Gopal Nathani & Raji Nathani – [2026] 184 taxmann.com 322 (Article)
Can what was done in substance in India be neutralised by how it was drafted on paper abroad. In the notable case of Oracle Systems Corporation v. Addl. DIT [2026] 184 taxmann.com 34 (Delhi-Trib.) [02-03-2026], Oracle Systems Corporation (a US entity) entered into a Software Support Services Agreement with its 100% Indian subsidiary, Oracle India Pvt. Ltd. (OIPL). Under this agreement, the US entity received 56% of software revenue from OIPL, which it offered to tax at a 15% rate as “royalty” under the Double Taxation Avoidance Agreement (DTAA). The Assessing Officer (AO) initially sought to tax this income at 42.23% by treating OIPL as a Permanent Establishment (PE) of the US parent. However, the Income Tax Appellate Tribunal (ITAT) ruled there was no PE in India, citing a lack of evidence that the US company had disposal of, access to, or control over OIPL’s premises. Consequently, the tribunal held that no business profits could be attributed to a PE or taxed in India in the hands of the US Corporation.
1. The Revenue Structure
Despite the tribunal’s ruling, a factor that remains under-highlighted is the sheer scale of revenue transfer in this case. The US Corporation captures 56% of gross revenue as royalties, while simultaneously maintaining entitlement to 100% of profits via dividends. This leaves OIPL with only 44% of revenue, essentially to cover local infrastructure and operating expenses. This structure—combining 100% ownership with a 56% revenue transfer—suggests both a Sufficient Economic Connection (SEC) and a Significant Economic Presence (SEP) in India under Explanation 2A to Section 9(1).
2. SEP and POEM
The Income Tax Act provides two critical provisions for such scenarios under section 6(3) and section 9(1) Explanation 2A reading as under:
Explanation 2A. For the removal of doubts, it is hereby clarified that the significant economic presence of a non-resident in India shall constitute “business connection” in India and “significant economic presence” for this purpose, shall mean:
(a) transaction in respect of any goods, services or property carried out by a non-resident in India including provision of download of data or software in India, if the aggregate of payments arising from such transaction or transactions during the previous year exceeds such amount as may be prescribed; or
(b) systematic and continuous soliciting of business activities or engaging in interaction with such number of users as may be prescribed, in India through digital means.

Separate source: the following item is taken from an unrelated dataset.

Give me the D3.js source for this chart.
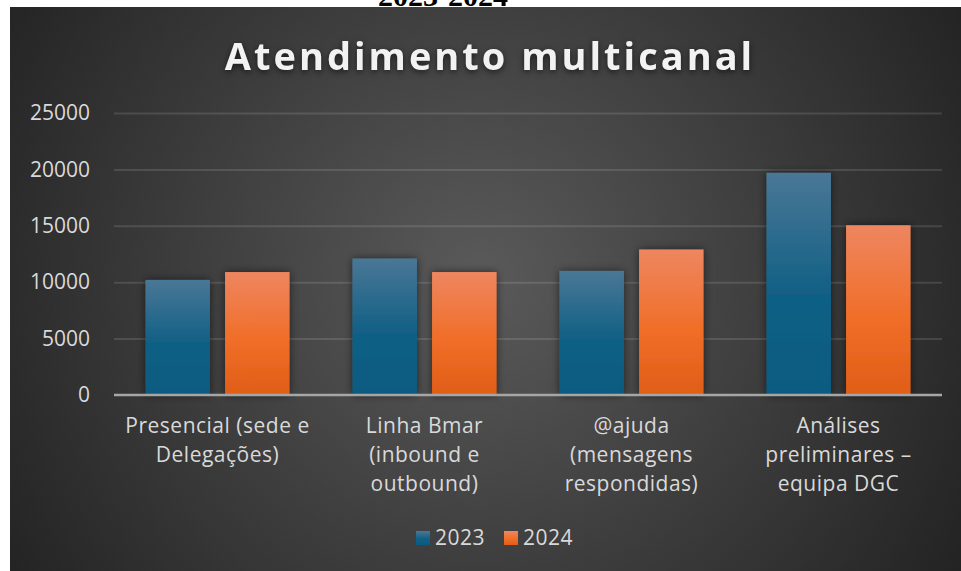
<!DOCTYPE html>
<html>
<head>
<meta charset="utf-8">
<script src="https://cdn.jsdelivr.net/npm/d3@7"></script>
<style>
  body { margin: 0; background: #fff; }
  svg { display: block; }
  text { font-family: "Open Sans", "Noto Sans", sans-serif; }
</style>
</head>
<body>
<div id="chart"></div>
<script>
// data
var categories = ["Presencial (sede e\nDelegações)", "Linha Bmar\n(inbound e\noutbound)", "@ajuda\n(mensagens\nrespondidas)", "Análises\npreliminares –\nequipa DGC"]
var series = ["2023", "2024"]
var values2023 = [10200, 12100, 11000, 19700]
var values2024 = [10900, 10900, 12900, 15050]
var yTicks = [0, 5000, 10000, 15000, 20000, 25000]

var width = 961
    height = 571
    margin = {top: 113, right: 19, bottom: 176, left: 114}

var rows = categories.map(function(c, i) {
    return {cat: c, vals: [values2023[i], values2024[i]]}
})

var svg = d3.select("#chart")
            .append("svg")
            .attr("width", width)
            .attr("height", height)

var defs = svg.append("defs")

// background radial gradient
var bg = defs.append("radialGradient")
             .attr("id", "bg")
             .attr("gradientUnits", "userSpaceOnUse")
             .attr("cx", 480).attr("cy", 280).attr("r", 560)
bg.append("stop").attr("offset", "0%").attr("stop-color", "#5a5a5a")
bg.append("stop").attr("offset", "100%").attr("stop-color", "#232323")

// bar gradients
var colors = {
    "2023": ["#4a7796", "#116085", "#0b5a80"],
    "2024": ["#ee8660", "#f06e28", "#e05d17"]
}
series.forEach(function(s) {
    var g = defs.append("linearGradient")
                .attr("id", "g" + s)
                .attr("x1", 0).attr("y1", 0).attr("x2", 0).attr("y2", 1)
    g.append("stop").attr("offset", "0%").attr("stop-color", colors[s][0])
    g.append("stop").attr("offset", "55%").attr("stop-color", colors[s][1])
    g.append("stop").attr("offset", "100%").attr("stop-color", colors[s][2])
})

var shadow = defs.append("filter")
                 .attr("id", "shadow")
                 .attr("x", "-30%").attr("y", "-30%").attr("width", "160%").attr("height", "160%")
shadow.append("feDropShadow")
      .attr("dx", 0).attr("dy", 0)
      .attr("stdDeviation", 4)
      .attr("flood-color", "#000")
      .attr("flood-opacity", 0.55)

// heading above the chart box, cut off as in the source picture
svg.append("text")
   .text("2023-2024")
   .attr("x", 443)
   .attr("y", 6)
   .attr("text-anchor", "middle")
   .style("font-family", "Liberation Serif")
   .style("font-weight", "bold")
   .style("font-size", "30px")
   .style("fill", "#000")

svg.append("rect")
   .attr("x", 10).attr("y", 7)
   .attr("width", width - 10).attr("height", height - 7)
   .style("fill", "url(#bg)")

// title
svg.append("text")
   .text("Atendimento multicanal")
   .attr("x", 490)
   .attr("y", 70)
   .attr("text-anchor", "middle")
   .style("font-size", "38px")
   .style("font-weight", "bold")
   .style("letter-spacing", "3px")
   .style("fill", "#f2f2f2")
   .style("filter", "drop-shadow(0px 2px 3px rgba(0,0,0,0.6))")

var x0 = d3.scaleBand()
           .domain(categories)
           .range([margin.left, width - margin.right])
           .paddingInner(0.304)
           .paddingOuter(0.152)

var x1 = d3.scaleBand()
           .domain(series)
           .range([0, x0.bandwidth()])
           .paddingInner(0.19)

var y = d3.scaleLinear()
          .domain([0, 25000])
          .range([height - margin.bottom, margin.top])

// gridlines
var grid = svg.append("g")
              .attr("transform", "translate(" + margin.left + ",0)")
              .call(d3.axisLeft(y).tickValues(yTicks.slice(1)).tickSize(-(width - margin.left - margin.right)).tickFormat(""))
grid.select(".domain").remove()
grid.selectAll("line")
    .style("stroke", "#ffffff")
    .style("stroke-opacity", 0.12)
    .style("stroke-width", 2)

// y labels
var yAxis = svg.append("g")
               .attr("transform", "translate(" + margin.left + ",0)")
               .call(d3.axisLeft(y).tickValues(yTicks).tickSize(0).tickPadding(24).tickFormat(d3.format("d")))
yAxis.select(".domain").remove()
yAxis.selectAll("text")
     .style("font-size", "21px")
     .style("font-family", "Open Sans")
     .style("fill", "#d9d9d9")

// bars
var groups = svg.append("g")
                .selectAll("g")
                .data(rows)
                .enter()
                .append("g")
                .attr("transform", function(d) { return "translate(" + x0(d.cat) + ",0)" })

groups.selectAll("rect")
      .data(function(d) { return d.vals.map(function(v, i) { return {s: series[i], v: v} }) })
      .enter()
      .append("rect")
      .attr("x", function(d) { return x1(d.s) })
      .attr("y", function(d) { return y(d.v) })
      .attr("width", x1.bandwidth())
      .attr("height", function(d) { return y(0) - y(d.v) })
      .style("fill", function(d) { return "url(#g" + d.s + ")" })
      .style("filter", "url(#shadow)")

// baseline
svg.append("line")
   .attr("x1", margin.left).attr("x2", width - margin.right)
   .attr("y1", y(0)).attr("y2", y(0))
   .style("stroke", "#a6a6a6")
   .style("stroke-width", 2.5)

// category labels
var xAxis = svg.append("g")
               .attr("transform", "translate(0," + y(0) + ")")
               .call(d3.axisBottom(x0).tickSize(0).tickFormat(""))
xAxis.select(".domain").remove()
xAxis.selectAll(".tick").each(function(d) {
    var t = d3.select(this).append("text")
              .attr("text-anchor", "middle")
              .style("font-size", "21px")
              .style("letter-spacing", "0.5px")
              .style("fill", "#d9d9d9")
    d.split("\n").forEach(function(line, i) {
        t.append("tspan")
         .attr("x", 0)
         .attr("y", 38 + i * 29)
         .text(line)
    })
})

// legend
var legend = svg.append("g")
                .selectAll("g")
                .data(series)
                .enter()
                .append("g")
                .attr("transform", function(d, i) { return "translate(" + (416 + i * 88) + ",531)" })
legend.append("rect")
      .attr("width", 14).attr("height", 14)
      .style("fill", function(d) { return "url(#g" + d + ")" })
legend.append("text")
      .text(function(d) { return d })
      .attr("x", 19)
      .attr("y", 14)
      .style("font-size", "21px")
      .style("letter-spacing", "0.5px")
      .style("fill", "#d9d9d9")
</script>
</body>
</html>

Provided that the transactions or activities shall constitute significant economic presence in India, whether or not,—
(i) the agreement for such transactions or activities is entered in India;
(ii) the non-resident has a residence or place of business in India; or
(iii) the non-resident renders services in India – Provided further that only so much of income as is attributable to the transactions or activities referred to in clause (a) or clause (b) shall be deemed to accrue or arise in India.]